**WHAT IS EXPECTED**
Copy exactly the lines of the records below, and only those lines, beginning with the line that contains "Write the TikZ code for this diagram." and ending with the line that contains "(0,0) rectangle (810,906);".

**TASK MATERIAL**

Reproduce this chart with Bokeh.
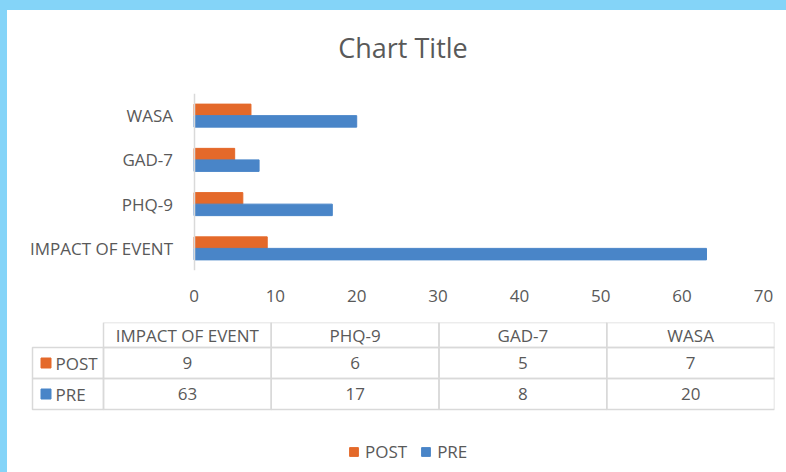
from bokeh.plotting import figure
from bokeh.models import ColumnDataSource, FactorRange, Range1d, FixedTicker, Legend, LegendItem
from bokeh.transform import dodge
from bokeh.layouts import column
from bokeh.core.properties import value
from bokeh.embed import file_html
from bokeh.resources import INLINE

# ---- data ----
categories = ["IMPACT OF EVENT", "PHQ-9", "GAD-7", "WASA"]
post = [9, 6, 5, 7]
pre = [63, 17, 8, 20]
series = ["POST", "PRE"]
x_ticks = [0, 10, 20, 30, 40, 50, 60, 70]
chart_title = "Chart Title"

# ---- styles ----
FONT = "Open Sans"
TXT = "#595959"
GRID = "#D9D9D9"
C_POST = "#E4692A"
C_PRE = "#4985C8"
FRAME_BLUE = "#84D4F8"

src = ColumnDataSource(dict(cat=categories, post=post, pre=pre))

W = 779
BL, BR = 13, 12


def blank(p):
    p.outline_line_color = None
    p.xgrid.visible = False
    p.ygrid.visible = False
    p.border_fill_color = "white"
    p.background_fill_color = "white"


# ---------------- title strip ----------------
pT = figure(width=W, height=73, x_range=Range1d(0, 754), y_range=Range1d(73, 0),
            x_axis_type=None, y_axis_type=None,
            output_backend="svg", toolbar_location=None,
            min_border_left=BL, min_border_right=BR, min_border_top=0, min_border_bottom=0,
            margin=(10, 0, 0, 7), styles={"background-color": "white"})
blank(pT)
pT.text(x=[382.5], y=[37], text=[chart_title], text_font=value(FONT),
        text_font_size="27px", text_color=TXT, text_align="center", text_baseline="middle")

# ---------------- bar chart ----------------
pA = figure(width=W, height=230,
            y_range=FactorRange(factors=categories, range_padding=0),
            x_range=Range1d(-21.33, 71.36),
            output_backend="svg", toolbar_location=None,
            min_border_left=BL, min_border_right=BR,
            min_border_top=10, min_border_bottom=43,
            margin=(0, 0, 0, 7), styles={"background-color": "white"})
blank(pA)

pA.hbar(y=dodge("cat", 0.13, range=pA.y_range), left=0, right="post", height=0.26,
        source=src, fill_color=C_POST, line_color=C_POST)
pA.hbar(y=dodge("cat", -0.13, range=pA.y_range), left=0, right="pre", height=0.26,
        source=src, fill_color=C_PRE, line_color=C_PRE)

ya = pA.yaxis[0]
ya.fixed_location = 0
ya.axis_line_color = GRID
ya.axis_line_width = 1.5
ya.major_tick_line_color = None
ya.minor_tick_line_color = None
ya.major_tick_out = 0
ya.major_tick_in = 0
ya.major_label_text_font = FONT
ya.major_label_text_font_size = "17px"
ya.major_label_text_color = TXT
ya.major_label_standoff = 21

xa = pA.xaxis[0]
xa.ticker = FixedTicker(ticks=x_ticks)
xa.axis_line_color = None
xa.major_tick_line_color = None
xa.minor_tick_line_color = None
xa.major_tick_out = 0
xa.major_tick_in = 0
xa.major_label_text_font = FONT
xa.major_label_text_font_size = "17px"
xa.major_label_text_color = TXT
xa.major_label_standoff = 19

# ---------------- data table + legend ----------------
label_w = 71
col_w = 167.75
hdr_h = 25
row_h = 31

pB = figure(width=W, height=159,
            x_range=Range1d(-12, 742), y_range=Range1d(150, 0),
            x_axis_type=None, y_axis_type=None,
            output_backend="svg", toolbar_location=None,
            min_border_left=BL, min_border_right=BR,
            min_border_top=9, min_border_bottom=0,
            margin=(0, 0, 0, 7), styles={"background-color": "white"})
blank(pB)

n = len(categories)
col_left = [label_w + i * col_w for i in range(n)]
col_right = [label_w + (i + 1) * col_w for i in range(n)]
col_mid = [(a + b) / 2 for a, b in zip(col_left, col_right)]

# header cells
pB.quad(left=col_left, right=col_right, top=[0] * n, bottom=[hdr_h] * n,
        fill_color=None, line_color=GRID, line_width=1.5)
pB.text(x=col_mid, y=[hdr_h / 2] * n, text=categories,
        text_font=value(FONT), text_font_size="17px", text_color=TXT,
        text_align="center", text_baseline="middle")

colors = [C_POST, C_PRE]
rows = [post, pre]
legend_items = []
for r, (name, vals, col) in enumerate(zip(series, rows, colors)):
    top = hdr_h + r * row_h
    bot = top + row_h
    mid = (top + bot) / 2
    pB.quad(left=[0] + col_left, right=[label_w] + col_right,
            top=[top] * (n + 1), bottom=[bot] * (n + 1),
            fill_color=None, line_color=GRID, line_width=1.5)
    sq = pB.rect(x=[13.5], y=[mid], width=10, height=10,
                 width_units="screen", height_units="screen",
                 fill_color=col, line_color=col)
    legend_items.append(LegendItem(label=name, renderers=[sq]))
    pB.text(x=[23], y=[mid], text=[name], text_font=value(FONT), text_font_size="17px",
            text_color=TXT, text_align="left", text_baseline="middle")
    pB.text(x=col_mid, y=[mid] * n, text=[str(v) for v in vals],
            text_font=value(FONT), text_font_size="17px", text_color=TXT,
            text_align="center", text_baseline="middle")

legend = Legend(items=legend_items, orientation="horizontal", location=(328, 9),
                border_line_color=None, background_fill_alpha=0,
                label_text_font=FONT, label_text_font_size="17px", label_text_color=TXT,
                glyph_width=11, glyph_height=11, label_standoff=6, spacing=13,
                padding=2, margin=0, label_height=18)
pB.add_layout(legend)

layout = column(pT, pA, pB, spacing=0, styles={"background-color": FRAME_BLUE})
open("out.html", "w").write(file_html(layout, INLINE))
* * *
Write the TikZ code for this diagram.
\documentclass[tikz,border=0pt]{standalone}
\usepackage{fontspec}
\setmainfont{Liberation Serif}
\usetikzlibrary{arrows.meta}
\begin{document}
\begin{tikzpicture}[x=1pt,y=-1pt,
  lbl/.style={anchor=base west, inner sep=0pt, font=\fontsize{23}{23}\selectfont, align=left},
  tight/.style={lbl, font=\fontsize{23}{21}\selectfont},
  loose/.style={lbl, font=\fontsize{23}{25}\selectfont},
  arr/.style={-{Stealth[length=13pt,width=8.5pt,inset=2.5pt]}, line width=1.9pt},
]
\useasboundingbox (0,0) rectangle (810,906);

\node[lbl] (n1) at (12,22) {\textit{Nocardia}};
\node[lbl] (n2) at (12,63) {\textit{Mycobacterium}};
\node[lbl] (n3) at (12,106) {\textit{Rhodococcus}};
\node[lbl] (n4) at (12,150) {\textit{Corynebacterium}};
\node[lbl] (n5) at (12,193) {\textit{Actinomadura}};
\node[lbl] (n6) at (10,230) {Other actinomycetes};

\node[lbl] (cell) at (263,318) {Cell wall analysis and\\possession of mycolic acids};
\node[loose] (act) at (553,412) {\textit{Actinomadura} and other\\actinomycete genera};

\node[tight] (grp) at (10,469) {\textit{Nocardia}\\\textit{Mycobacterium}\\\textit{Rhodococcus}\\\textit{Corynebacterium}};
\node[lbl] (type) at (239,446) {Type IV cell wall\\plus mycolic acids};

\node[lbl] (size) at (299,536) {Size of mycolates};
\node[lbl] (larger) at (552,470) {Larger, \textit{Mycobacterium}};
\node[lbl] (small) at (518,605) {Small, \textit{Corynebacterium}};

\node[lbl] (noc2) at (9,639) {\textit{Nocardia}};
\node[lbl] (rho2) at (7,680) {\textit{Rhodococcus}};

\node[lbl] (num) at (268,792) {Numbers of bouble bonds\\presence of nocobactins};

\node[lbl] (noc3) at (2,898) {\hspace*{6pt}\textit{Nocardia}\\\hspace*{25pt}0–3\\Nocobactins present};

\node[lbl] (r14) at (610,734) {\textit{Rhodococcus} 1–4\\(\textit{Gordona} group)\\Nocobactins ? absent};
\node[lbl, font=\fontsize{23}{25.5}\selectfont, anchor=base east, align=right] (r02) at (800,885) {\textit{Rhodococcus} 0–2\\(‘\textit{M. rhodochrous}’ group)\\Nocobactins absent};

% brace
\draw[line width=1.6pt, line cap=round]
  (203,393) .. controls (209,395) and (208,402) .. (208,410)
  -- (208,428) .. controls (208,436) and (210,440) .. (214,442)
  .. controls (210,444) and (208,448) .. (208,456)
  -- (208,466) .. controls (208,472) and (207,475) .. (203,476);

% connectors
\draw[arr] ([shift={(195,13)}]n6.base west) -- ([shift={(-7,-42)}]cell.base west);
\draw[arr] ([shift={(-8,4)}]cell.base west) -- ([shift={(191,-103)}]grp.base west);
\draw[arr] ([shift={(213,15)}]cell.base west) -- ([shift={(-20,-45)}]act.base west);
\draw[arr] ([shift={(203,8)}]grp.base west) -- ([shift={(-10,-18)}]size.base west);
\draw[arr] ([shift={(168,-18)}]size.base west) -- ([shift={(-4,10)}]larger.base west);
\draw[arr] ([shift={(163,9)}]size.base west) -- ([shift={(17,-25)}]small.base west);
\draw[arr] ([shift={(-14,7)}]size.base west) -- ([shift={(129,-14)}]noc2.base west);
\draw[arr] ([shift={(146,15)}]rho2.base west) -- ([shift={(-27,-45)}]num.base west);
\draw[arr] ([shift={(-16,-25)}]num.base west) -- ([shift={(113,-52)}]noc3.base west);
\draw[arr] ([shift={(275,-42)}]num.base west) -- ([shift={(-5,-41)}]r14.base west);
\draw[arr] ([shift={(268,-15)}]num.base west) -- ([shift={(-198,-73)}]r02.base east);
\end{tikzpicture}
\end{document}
* * *
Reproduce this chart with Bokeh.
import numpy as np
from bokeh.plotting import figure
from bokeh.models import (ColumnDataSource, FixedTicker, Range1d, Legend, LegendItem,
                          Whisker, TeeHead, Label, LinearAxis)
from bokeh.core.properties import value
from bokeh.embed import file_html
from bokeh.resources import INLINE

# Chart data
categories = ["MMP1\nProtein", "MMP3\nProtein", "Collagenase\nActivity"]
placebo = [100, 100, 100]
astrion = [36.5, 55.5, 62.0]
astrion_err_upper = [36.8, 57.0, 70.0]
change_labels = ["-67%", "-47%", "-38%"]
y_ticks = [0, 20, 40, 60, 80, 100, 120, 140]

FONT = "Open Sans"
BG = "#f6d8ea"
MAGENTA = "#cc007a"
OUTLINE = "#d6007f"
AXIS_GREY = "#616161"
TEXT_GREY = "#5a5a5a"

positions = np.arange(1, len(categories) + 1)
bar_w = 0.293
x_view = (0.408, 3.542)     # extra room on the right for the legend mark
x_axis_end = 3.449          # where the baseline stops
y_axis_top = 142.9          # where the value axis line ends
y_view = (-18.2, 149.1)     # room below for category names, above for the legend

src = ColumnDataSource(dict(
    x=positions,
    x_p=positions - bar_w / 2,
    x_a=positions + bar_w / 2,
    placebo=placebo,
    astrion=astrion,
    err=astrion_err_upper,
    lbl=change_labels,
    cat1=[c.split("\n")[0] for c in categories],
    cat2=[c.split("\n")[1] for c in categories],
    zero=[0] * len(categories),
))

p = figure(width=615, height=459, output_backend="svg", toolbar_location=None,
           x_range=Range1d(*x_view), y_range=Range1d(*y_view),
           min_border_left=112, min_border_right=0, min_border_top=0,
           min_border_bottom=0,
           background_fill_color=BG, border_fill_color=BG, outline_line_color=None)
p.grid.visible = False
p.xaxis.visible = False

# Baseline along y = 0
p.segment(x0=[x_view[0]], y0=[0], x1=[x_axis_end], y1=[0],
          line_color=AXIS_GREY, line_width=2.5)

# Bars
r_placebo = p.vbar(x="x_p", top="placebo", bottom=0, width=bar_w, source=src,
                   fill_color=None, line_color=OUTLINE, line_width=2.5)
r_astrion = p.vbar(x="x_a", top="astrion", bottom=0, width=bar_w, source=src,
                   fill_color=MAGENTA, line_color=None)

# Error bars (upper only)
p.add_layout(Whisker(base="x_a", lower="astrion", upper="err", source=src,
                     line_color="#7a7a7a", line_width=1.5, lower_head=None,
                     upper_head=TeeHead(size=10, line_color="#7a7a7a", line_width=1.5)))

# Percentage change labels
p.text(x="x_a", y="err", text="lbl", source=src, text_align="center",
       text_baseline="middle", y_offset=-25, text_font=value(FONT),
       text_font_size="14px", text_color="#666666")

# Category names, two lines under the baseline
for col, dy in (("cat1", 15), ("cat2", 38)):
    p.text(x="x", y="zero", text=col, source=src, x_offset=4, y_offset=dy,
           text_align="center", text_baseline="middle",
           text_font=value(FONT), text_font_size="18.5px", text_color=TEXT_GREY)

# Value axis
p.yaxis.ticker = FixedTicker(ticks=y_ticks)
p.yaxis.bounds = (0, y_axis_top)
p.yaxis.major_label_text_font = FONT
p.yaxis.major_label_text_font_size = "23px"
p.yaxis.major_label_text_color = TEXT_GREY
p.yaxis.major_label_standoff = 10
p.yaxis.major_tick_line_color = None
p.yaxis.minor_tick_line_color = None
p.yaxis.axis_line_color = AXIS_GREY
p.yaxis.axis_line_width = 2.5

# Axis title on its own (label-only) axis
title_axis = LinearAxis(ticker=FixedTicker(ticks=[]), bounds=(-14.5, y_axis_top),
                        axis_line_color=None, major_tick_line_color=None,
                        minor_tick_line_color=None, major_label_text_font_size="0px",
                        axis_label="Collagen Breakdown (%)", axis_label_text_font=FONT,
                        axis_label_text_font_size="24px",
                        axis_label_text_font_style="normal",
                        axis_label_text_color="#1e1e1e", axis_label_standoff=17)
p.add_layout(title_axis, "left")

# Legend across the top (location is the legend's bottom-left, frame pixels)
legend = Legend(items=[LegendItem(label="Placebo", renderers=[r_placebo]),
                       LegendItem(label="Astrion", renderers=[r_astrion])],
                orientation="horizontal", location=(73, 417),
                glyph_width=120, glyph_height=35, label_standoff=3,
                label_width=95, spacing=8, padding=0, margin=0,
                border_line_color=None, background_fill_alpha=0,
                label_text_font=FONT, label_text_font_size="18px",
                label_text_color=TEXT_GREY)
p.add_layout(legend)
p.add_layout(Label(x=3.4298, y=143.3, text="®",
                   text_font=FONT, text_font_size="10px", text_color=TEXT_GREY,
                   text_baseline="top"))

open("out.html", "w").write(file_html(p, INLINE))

**ANSWER TO THIS TASK**
Write the TikZ code for this diagram.
\documentclass[tikz,border=0pt]{standalone}
\usepackage{fontspec}
\setmainfont{Liberation Serif}
\usetikzlibrary{arrows.meta}
\begin{document}
\begin{tikzpicture}[x=1pt,y=-1pt,
  lbl/.style={anchor=base west, inner sep=0pt, font=\fontsize{23}{23}\selectfont, align=left},
  tight/.style={lbl, font=\fontsize{23}{21}\selectfont},
  loose/.style={lbl, font=\fontsize{23}{25}\selectfont},
  arr/.style={-{Stealth[length=13pt,width=8.5pt,inset=2.5pt]}, line width=1.9pt},
]
\useasboundingbox (0,0) rectangle (810,906);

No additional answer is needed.